- [Directions for this task]: Can you copy out the data exactly? Leave the images out.

- [Data extract]:
[BEGIN]

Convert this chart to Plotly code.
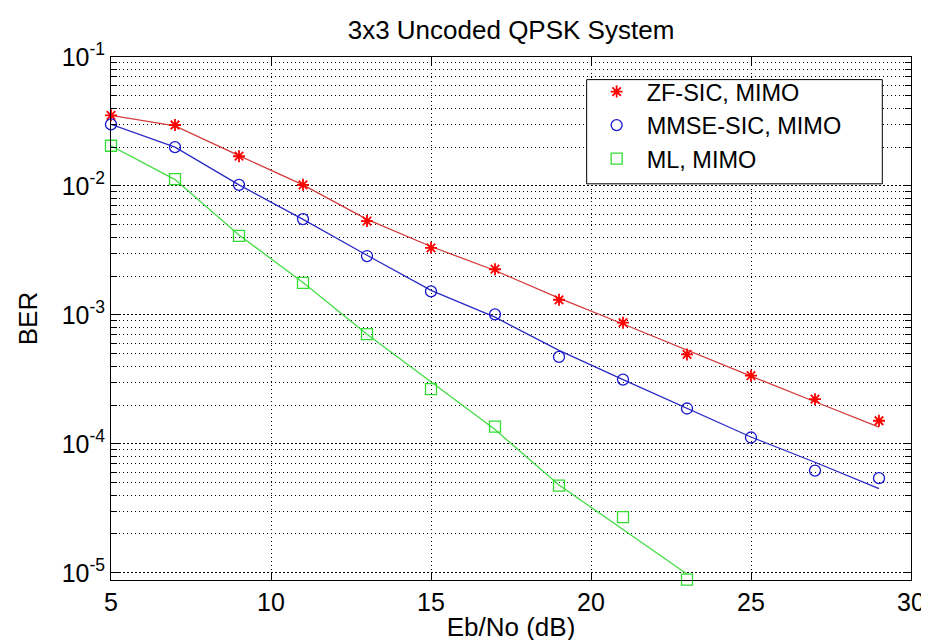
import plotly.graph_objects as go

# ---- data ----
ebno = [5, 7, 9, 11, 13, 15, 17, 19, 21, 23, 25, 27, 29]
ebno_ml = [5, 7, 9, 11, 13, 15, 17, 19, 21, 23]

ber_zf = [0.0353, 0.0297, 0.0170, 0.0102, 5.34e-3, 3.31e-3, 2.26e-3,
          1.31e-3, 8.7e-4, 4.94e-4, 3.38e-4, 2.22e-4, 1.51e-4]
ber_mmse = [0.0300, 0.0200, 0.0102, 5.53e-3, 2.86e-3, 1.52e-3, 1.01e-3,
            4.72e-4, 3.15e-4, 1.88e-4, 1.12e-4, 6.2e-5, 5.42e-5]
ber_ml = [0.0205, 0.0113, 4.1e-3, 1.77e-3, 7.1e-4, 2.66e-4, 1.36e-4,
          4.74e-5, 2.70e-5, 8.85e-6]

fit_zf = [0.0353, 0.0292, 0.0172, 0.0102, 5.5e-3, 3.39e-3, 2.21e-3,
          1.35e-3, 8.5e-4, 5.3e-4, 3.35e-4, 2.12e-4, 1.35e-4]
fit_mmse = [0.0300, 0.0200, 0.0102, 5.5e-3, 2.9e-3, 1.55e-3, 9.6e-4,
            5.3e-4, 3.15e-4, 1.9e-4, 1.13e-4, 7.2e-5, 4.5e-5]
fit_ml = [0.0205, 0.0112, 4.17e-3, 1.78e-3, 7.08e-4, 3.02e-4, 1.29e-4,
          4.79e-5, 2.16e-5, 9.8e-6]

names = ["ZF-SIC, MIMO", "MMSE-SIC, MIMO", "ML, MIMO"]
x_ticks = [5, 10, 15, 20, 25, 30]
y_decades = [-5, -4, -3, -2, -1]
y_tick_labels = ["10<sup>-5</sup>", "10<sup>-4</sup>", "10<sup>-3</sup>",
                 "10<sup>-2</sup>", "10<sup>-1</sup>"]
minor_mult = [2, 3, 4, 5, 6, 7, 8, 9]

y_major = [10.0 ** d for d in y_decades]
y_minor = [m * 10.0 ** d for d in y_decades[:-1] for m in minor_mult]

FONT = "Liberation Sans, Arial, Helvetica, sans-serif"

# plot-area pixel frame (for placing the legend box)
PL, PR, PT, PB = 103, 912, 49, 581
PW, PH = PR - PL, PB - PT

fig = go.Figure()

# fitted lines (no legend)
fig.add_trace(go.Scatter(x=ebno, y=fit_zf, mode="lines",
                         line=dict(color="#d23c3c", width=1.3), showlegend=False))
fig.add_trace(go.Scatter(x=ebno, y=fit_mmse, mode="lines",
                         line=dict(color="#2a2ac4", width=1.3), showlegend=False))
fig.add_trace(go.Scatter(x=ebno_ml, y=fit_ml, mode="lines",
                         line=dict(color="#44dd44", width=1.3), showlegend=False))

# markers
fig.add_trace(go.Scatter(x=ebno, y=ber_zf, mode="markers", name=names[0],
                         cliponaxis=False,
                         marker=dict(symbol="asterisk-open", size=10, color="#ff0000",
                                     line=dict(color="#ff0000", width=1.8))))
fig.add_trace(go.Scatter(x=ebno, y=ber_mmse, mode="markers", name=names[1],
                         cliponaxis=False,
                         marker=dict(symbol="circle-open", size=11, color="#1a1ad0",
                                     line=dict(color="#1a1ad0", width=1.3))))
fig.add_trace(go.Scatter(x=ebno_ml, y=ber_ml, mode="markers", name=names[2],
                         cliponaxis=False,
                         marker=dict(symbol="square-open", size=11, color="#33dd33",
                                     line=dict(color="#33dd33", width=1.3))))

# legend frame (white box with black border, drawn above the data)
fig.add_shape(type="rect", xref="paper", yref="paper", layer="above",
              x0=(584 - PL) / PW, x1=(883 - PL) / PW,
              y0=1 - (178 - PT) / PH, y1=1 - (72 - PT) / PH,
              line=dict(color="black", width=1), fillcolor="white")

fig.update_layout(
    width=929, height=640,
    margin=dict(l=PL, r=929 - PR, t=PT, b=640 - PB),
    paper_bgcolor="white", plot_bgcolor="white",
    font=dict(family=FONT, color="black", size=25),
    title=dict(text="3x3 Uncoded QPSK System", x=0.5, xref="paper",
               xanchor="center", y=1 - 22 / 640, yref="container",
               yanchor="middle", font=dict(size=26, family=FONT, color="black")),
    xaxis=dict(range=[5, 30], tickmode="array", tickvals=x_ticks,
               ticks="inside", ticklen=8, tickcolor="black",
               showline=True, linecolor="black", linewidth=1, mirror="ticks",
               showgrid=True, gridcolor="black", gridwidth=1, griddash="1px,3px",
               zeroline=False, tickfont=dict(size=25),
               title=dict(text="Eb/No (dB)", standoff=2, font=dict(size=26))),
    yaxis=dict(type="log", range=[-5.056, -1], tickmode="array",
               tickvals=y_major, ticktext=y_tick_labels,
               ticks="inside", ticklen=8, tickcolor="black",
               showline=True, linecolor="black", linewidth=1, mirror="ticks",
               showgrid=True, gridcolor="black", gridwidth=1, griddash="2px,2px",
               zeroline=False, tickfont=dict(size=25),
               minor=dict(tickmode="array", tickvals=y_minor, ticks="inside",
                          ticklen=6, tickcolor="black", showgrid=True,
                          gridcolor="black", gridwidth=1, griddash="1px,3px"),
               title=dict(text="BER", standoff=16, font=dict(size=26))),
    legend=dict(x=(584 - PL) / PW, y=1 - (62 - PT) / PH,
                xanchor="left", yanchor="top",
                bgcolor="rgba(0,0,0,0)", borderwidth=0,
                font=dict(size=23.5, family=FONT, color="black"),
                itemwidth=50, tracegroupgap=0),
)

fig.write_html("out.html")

[END]

- [Correct answer]:
Convert this chart to Plotly code.
import plotly.graph_objects as go

# ---- data ----
ebno = [5, 7, 9, 11, 13, 15, 17, 19, 21, 23, 25, 27, 29]
ebno_ml = [5, 7, 9, 11, 13, 15, 17, 19, 21, 23]

ber_zf = [0.0353, 0.0297, 0.0170, 0.0102, 5.34e-3, 3.31e-3, 2.26e-3,
          1.31e-3, 8.7e-4, 4.94e-4, 3.38e-4, 2.22e-4, 1.51e-4]
ber_mmse = [0.0300, 0.0200, 0.0102, 5.53e-3, 2.86e-3, 1.52e-3, 1.01e-3,
            4.72e-4, 3.15e-4, 1.88e-4, 1.12e-4, 6.2e-5, 5.42e-5]
ber_ml = [0.0205, 0.0113, 4.1e-3, 1.77e-3, 7.1e-4, 2.66e-4, 1.36e-4,
          4.74e-5, 2.70e-5, 8.85e-6]

fit_zf = [0.0353, 0.0292, 0.0172, 0.0102, 5.5e-3, 3.39e-3, 2.21e-3,
          1.35e-3, 8.5e-4, 5.3e-4, 3.35e-4, 2.12e-4, 1.35e-4]
fit_mmse = [0.0300, 0.0200, 0.0102, 5.5e-3, 2.9e-3, 1.55e-3, 9.6e-4,
            5.3e-4, 3.15e-4, 1.9e-4, 1.13e-4, 7.2e-5, 4.5e-5]
fit_ml = [0.0205, 0.0112, 4.17e-3, 1.78e-3, 7.08e-4, 3.02e-4, 1.29e-4,
          4.79e-5, 2.16e-5, 9.8e-6]

names = ["ZF-SIC, MIMO", "MMSE-SIC, MIMO", "ML, MIMO"]
x_ticks = [5, 10, 15, 20, 25, 30]
y_decades = [-5, -4, -3, -2, -1]
y_tick_labels = ["10<sup>-5</sup>", "10<sup>-4</sup>", "10<sup>-3</sup>",
                 "10<sup>-2</sup>", "10<sup>-1</sup>"]
minor_mult = [2, 3, 4, 5, 6, 7, 8, 9]

y_major = [10.0 ** d for d in y_decades]
y_minor = [m * 10.0 ** d for d in y_decades[:-1] for m in minor_mult]

FONT = "Liberation Sans, Arial, Helvetica, sans-serif"

# plot-area pixel frame (for placing the legend box)
PL, PR, PT, PB = 103, 912, 49, 581
PW, PH = PR - PL, PB - PT

fig = go.Figure()

# fitted lines (no legend)
fig.add_trace(go.Scatter(x=ebno, y=fit_zf, mode="lines",
                         line=dict(color="#d23c3c", width=1.3), showlegend=False))
fig.add_trace(go.Scatter(x=ebno, y=fit_mmse, mode="lines",
                         line=dict(color="#2a2ac4", width=1.3), showlegend=False))
fig.add_trace(go.Scatter(x=ebno_ml, y=fit_ml, mode="lines",
                         line=dict(color="#44dd44", width=1.3), showlegend=False))

# markers
fig.add_trace(go.Scatter(x=ebno, y=ber_zf, mode="markers", name=names[0],
                         cliponaxis=False,
                         marker=dict(symbol="asterisk-open", size=10, color="#ff0000",
                                     line=dict(color="#ff0000", width=1.8))))
fig.add_trace(go.Scatter(x=ebno, y=ber_mmse, mode="markers", name=names[1],
                         cliponaxis=False,
                         marker=dict(symbol="circle-open", size=11, color="#1a1ad0",
                                     line=dict(color="#1a1ad0", width=1.3))))
fig.add_trace(go.Scatter(x=ebno_ml, y=ber_ml, mode="markers", name=names[2],
                         cliponaxis=False,
                         marker=dict(symbol="square-open", size=11, color="#33dd33",
                                     line=dict(color="#33dd33", width=1.3))))

# legend frame (white box with black border, drawn above the data)
fig.add_shape(type="rect", xref="paper", yref="paper", layer="above",
              x0=(584 - PL) / PW, x1=(883 - PL) / PW,
              y0=1 - (178 - PT) / PH, y1=1 - (72 - PT) / PH,
              line=dict(color="black", width=1), fillcolor="white")

fig.update_layout(
    width=929, height=640,
    margin=dict(l=PL, r=929 - PR, t=PT, b=640 - PB),
    paper_bgcolor="white", plot_bgcolor="white",
    font=dict(family=FONT, color="black", size=25),
    title=dict(text="3x3 Uncoded QPSK System", x=0.5, xref="paper",
               xanchor="center", y=1 - 22 / 640, yref="container",
               yanchor="middle", font=dict(size=26, family=FONT, color="black")),
    xaxis=dict(range=[5, 30], tickmode="array", tickvals=x_ticks,
               ticks="inside", ticklen=8, tickcolor="black",
               showline=True, linecolor="black", linewidth=1, mirror="ticks",
               showgrid=True, gridcolor="black", gridwidth=1, griddash="1px,3px",
               zeroline=False, tickfont=dict(size=25),
               title=dict(text="Eb/No (dB)", standoff=2, font=dict(size=26))),
    yaxis=dict(type="log", range=[-5.056, -1], tickmode="array",
               tickvals=y_major, ticktext=y_tick_labels,
               ticks="inside", ticklen=8, tickcolor="black",
               showline=True, linecolor="black", linewidth=1, mirror="ticks",
               showgrid=True, gridcolor="black", gridwidth=1, griddash="2px,2px",
               zeroline=False, tickfont=dict(size=25),
               minor=dict(tickmode="array", tickvals=y_minor, ticks="inside",
                          ticklen=6, tickcolor="black", showgrid=True,
                          gridcolor="black", gridwidth=1, griddash="1px,3px"),
               title=dict(text="BER", standoff=16, font=dict(size=26))),
    legend=dict(x=(584 - PL) / PW, y=1 - (62 - PT) / PH,
                xanchor="left", yanchor="top",
                bgcolor="rgba(0,0,0,0)", borderwidth=0,
                font=dict(size=23.5, family=FONT, color="black"),
                itemwidth=50, tracegroupgap=0),
)

fig.write_html("out.html")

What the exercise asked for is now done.